Exakt elf Jahre nach dem faschistischen Putsch gegen Hugo Chávez erleben wir aber in Venezuela eine ähnliche Situation wie damals. Wir haben die Gewalt und die Straßenaktionen einer fanatisierten Rechten erlebt, die Ausländerfeindlichkeit und politische Intoleranz, die Aggressionen auf Bürger anderer Staaten, auf Einrichtungen der PSUV oder des CNE. Ziel dieser Ausschreitungen war es, eine innere Krise zu provozieren, in der Venezolaner gegen Venezolaner vorgehen, und so Bedingungen für eine ausländische Intervention oder andersartige Einmischung zu schaffen. Diese Strategie ist vom venezolanischen Volk vereitelt worden, das geduldig und ohne sich provozieren zu lassen, auf diese Aktionen reagiert hat, die das Leben von sieben Landsleuten gekostet haben.

Ebenso wie während des Putsches vor elf Jahren spielen Spanien, Deutschland und die Europäische Union in dieser Situation eine fragwürdige Rolle und haben eine Anerkennung des Wahlsieges von Nicolás Maduro hinausgezögert. Wie schätzen Sie dies ein?
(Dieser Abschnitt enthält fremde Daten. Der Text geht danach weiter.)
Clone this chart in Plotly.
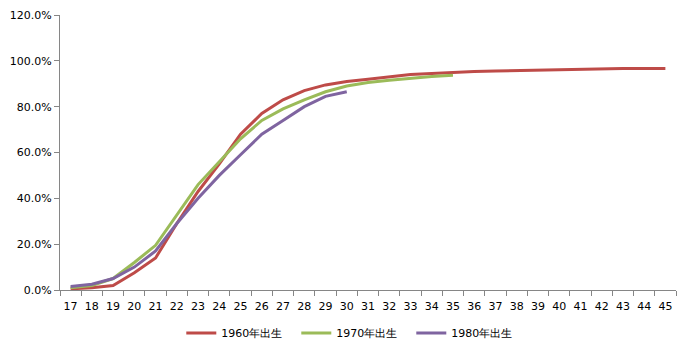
import plotly.graph_objects as go

ages = [str(a) for a in range(17, 46)]

s1960 = [0.005, 0.010, 0.020, 0.075, 0.140, 0.290, 0.430, 0.550, 0.680, 0.770, 0.830, 0.870, 0.895,
         0.910, 0.920, 0.930, 0.940, 0.945, 0.950, 0.953, 0.956, 0.958, 0.961, 0.962, 0.963, 0.966,
         0.967, 0.967, 0.967]
s1970 = [0.010, 0.020, 0.050, 0.120, 0.195, 0.330, 0.460, 0.560, 0.660, 0.740, 0.790, 0.830, 0.865,
         0.890, 0.905, 0.915, 0.925, 0.932, 0.937]
s1980 = [0.015, 0.025, 0.050, 0.100, 0.170, 0.290, 0.400, 0.500, 0.590, 0.680, 0.740, 0.800, 0.845,
         0.865]

names = ["1960年出生", "1970年出生", "1980年出生"]
colors = ["#BE4B48", "#9BBB59", "#7F64A0"]
series = [s1960, s1970, s1980]

fig = go.Figure()
for name, vals, col in zip(names, series, colors):
    fig.add_trace(go.Scatter(
        x=ages[:len(vals)], y=vals, mode="lines", name=name,
        line=dict(color=col, width=3),
    ))

font = "DejaVu Sans, Verdana, sans-serif"
fig.update_layout(
    width=691, height=356,
    margin=dict(l=60, r=15, t=15, b=66, autoexpand=False),
    paper_bgcolor="white", plot_bgcolor="white",
    font=dict(family=font, size=11, color="#000000"),
    showlegend=True,
    legend=dict(orientation="h", x=0.512, xanchor="center", xref="container",
                y=1 - 333 / 356, yanchor="middle", yref="container",
                itemwidth=30, font=dict(size=11), entrywidth=70),
    xaxis=dict(type="category", categoryorder="array", categoryarray=ages,
               range=[-0.5, 28.5], showgrid=False, showline=True, tickangle=0,
               linecolor="#868686", linewidth=1, ticks="outside", tickson="boundaries",
               ticklen=5, tickcolor="#868686", zeroline=False, fixedrange=True,
               automargin=False, ticklabelstandoff=6),
    yaxis=dict(range=[0, 1.2], tickvals=[0, 0.2, 0.4, 0.6, 0.8, 1.0, 1.2],
               tickformat=".1%", showgrid=False, showline=True, linecolor="#868686",
               linewidth=1, ticks="outside", ticklen=5, tickcolor="#868686",
               zeroline=False, fixedrange=True, automargin=False),
)

fig.write_html("out.html", config={"displayModeBar": False},
               post_script="document.body.style.margin='0px';")
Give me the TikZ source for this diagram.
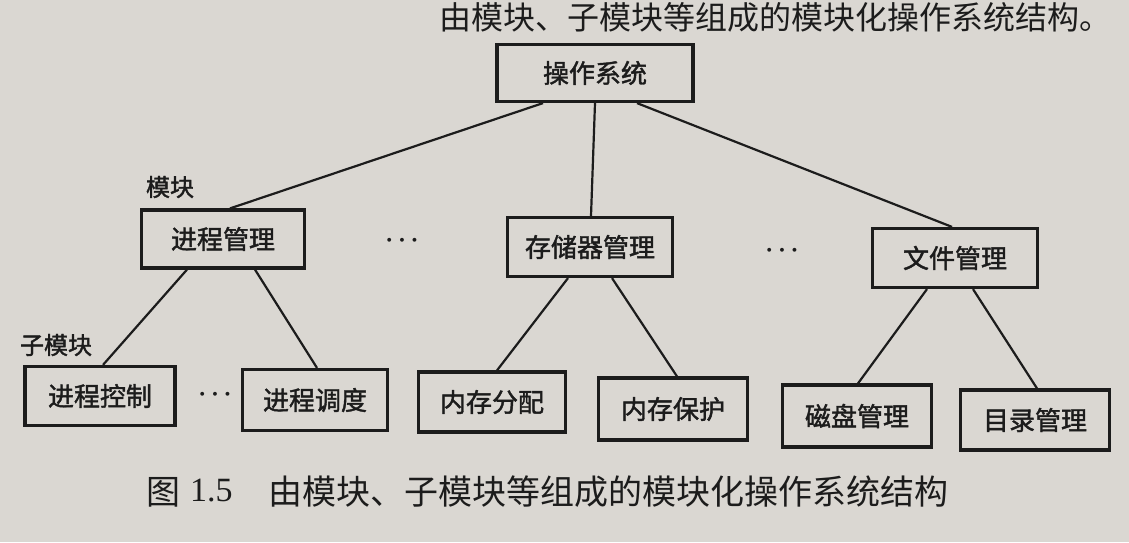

Wir kennen dieses doppelte Gesicht der internationalen Rechten bereits. Die proimperialistischen Kräfte attackieren seit langem die Bolivarische Revolution, weil diese zu einem weltweiten Referenzpunkt für die linken und fortschrittlichen Kräfte geworden ist. Spanien hat inzwischen eine Erklärung abgegeben, in der Nicolás Maduro gratuliert wird, aber die USA beispielsweise verharren noch immer ohne eine offizielle Stellungnahme und unterstützen offen die Forderung des Exkandidaten Capriles und der Rechten nach einer »Neuauszählung« der Stimmen. Dabei ist die übliche Kontrolle von 54 Prozent der Akten bereits durchgeführt worden, und diese Überprüfung hat keine Unregelmäßigkeiten ergeben. Dieses Ergebnis ist von allen Zeugen der Opposition mit ihrer Unterschrift bestätigt worden.